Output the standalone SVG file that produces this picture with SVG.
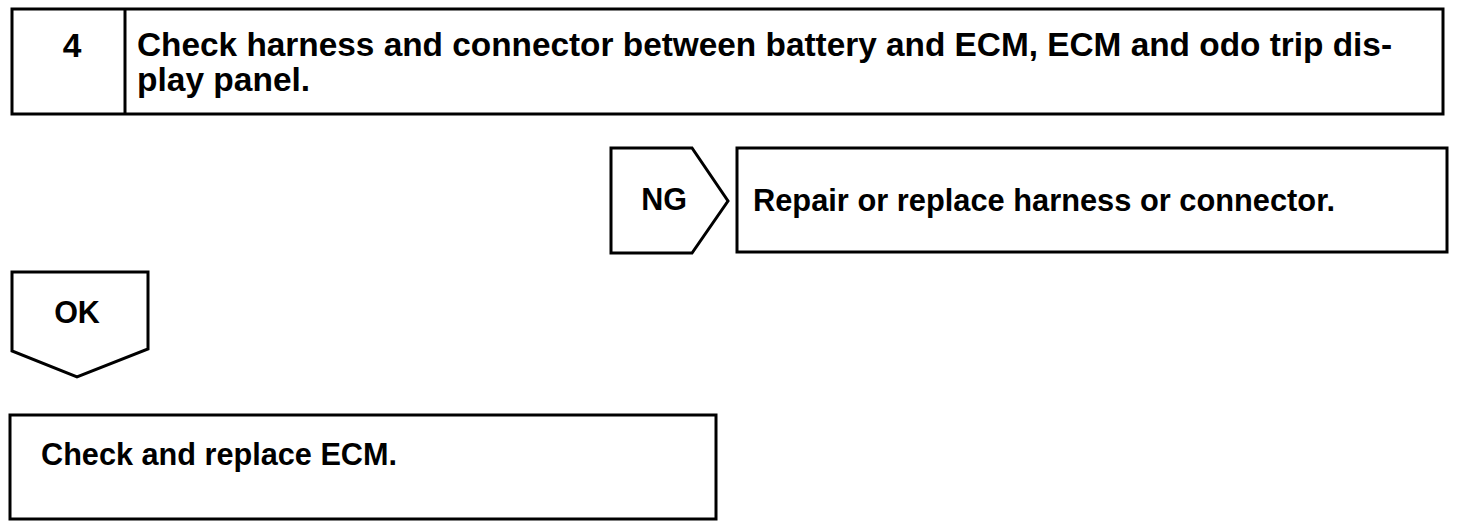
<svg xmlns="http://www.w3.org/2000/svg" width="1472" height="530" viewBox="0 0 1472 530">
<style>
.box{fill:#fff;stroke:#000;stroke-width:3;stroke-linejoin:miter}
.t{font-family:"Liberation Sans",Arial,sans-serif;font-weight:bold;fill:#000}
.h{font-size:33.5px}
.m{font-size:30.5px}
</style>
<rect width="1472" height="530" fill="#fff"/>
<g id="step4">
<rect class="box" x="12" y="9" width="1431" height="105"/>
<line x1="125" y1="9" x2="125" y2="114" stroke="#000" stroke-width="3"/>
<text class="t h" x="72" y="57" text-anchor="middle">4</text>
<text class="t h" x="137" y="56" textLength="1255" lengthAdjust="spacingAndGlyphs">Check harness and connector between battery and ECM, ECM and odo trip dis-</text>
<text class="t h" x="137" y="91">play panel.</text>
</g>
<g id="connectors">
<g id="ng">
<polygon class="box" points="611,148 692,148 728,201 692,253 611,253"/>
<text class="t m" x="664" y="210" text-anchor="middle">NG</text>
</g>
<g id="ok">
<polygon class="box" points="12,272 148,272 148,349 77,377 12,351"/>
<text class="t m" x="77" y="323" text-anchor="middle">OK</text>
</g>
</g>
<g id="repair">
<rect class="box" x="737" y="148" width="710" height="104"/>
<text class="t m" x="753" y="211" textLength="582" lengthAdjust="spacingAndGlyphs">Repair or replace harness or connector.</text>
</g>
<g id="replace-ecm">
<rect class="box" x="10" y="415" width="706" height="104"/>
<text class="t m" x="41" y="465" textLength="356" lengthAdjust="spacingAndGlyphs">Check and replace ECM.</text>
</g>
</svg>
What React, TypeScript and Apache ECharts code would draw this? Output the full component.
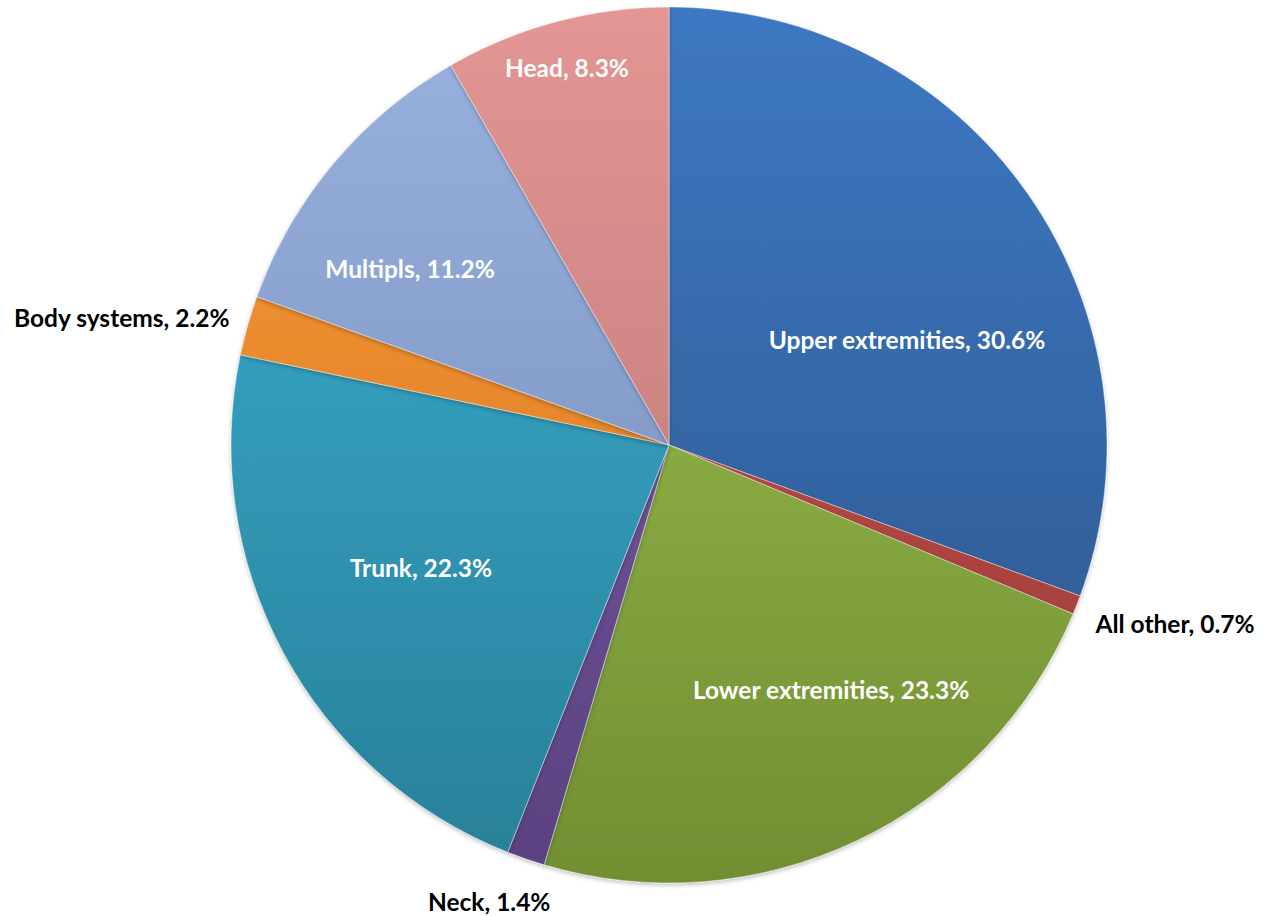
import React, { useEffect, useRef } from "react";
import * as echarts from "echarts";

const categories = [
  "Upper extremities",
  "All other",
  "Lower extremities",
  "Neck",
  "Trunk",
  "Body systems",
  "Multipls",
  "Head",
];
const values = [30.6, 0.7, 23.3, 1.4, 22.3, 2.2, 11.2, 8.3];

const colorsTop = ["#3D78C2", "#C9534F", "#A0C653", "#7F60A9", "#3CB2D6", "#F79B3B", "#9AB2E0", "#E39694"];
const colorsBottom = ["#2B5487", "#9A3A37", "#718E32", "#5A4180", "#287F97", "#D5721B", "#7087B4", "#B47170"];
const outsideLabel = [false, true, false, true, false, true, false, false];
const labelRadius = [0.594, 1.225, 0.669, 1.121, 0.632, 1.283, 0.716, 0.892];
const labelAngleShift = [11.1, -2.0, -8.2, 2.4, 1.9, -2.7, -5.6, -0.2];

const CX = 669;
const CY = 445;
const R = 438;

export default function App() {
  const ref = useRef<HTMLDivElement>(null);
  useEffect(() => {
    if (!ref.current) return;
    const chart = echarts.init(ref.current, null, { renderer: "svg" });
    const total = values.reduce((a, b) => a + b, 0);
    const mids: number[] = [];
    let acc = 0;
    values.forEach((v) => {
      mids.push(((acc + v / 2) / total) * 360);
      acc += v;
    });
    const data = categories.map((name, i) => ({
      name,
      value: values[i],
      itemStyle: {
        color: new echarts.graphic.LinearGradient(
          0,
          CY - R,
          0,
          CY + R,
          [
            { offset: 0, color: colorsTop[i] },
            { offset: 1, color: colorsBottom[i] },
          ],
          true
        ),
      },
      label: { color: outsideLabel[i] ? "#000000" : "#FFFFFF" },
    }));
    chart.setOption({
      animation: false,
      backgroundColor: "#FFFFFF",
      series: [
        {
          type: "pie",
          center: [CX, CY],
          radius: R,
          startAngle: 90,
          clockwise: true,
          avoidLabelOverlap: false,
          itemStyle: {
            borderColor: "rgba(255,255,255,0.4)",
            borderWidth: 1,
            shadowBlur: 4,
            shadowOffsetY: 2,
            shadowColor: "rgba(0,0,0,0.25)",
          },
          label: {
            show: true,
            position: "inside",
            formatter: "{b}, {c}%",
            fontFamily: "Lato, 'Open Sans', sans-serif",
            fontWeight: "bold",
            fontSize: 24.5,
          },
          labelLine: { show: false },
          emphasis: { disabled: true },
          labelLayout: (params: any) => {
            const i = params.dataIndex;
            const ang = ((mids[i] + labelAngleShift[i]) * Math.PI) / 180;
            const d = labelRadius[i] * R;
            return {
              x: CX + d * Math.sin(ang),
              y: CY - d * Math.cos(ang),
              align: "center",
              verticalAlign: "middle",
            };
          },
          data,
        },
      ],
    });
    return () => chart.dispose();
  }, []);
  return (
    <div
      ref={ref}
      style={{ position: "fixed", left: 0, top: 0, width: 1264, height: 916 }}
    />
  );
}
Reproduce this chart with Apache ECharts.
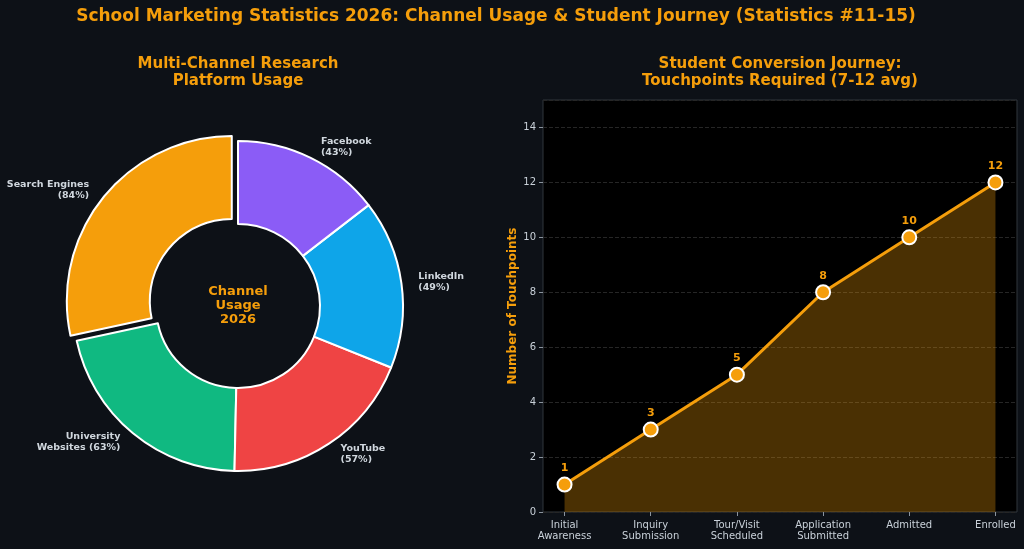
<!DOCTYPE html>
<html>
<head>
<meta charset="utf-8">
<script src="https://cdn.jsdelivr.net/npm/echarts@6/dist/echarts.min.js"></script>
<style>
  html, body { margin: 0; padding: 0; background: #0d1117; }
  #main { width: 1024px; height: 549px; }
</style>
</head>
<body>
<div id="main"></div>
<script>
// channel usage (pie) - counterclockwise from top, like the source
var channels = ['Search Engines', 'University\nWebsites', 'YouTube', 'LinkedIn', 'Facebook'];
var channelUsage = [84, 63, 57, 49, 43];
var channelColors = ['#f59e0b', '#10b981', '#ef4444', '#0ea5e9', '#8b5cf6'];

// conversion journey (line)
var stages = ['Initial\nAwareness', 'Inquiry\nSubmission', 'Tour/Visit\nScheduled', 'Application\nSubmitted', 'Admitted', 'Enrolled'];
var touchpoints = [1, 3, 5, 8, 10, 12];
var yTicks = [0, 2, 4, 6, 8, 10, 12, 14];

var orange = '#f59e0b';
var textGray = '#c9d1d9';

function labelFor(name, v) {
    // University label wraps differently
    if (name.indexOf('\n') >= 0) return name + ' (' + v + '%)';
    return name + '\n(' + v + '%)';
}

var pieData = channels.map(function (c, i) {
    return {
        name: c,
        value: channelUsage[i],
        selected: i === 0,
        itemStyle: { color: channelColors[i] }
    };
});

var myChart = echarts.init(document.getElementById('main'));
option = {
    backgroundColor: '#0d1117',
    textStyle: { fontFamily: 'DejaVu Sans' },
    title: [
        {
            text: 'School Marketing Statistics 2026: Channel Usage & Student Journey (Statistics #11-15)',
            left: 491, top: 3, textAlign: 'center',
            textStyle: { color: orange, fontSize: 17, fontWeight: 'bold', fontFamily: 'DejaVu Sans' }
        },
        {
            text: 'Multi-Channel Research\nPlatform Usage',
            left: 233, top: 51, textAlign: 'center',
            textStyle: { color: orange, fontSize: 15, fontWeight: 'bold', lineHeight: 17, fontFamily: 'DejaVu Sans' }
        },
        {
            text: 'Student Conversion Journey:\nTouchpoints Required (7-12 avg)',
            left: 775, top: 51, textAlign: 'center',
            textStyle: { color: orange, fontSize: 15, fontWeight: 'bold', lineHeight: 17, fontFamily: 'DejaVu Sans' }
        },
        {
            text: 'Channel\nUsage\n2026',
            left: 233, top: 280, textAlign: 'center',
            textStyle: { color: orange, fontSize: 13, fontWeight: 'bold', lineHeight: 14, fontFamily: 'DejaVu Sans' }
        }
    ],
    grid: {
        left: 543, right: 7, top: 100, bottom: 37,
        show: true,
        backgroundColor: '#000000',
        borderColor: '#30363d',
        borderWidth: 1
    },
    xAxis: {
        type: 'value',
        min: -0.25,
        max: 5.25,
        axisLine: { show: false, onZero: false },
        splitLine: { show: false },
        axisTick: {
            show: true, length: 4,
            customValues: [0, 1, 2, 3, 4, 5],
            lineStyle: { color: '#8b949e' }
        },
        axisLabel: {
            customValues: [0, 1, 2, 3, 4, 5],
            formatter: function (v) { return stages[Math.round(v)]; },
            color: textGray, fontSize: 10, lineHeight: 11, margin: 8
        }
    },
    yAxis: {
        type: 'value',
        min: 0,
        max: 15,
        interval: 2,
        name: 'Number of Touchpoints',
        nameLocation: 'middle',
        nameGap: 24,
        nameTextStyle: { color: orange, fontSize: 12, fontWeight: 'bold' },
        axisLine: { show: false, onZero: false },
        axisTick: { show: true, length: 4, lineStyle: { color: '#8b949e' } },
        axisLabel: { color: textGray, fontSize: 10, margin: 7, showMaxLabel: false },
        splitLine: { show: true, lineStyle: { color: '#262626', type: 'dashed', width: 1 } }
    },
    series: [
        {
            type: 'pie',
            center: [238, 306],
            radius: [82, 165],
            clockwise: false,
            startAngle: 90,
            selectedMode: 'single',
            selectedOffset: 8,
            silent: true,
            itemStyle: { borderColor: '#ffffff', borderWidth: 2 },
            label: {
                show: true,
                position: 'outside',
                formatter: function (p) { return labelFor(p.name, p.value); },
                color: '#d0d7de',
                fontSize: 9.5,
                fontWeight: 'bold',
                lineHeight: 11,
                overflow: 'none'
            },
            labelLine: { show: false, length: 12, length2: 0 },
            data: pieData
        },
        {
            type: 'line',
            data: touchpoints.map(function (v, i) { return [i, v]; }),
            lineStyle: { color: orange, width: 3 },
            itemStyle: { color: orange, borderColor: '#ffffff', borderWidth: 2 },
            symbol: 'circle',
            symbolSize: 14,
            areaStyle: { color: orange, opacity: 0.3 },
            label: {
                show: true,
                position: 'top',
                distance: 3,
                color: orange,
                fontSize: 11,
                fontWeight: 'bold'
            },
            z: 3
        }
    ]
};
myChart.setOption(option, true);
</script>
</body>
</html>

================================

▶ [STATED GOAL]:
Write out every line of the listing that holds the word "Output".

▶ [ANSWER FOR THE TASK]:
Output the standalone SVG file that produces this picture with SVG.
What React, TypeScript and Apache ECharts code would draw this? Output the full component.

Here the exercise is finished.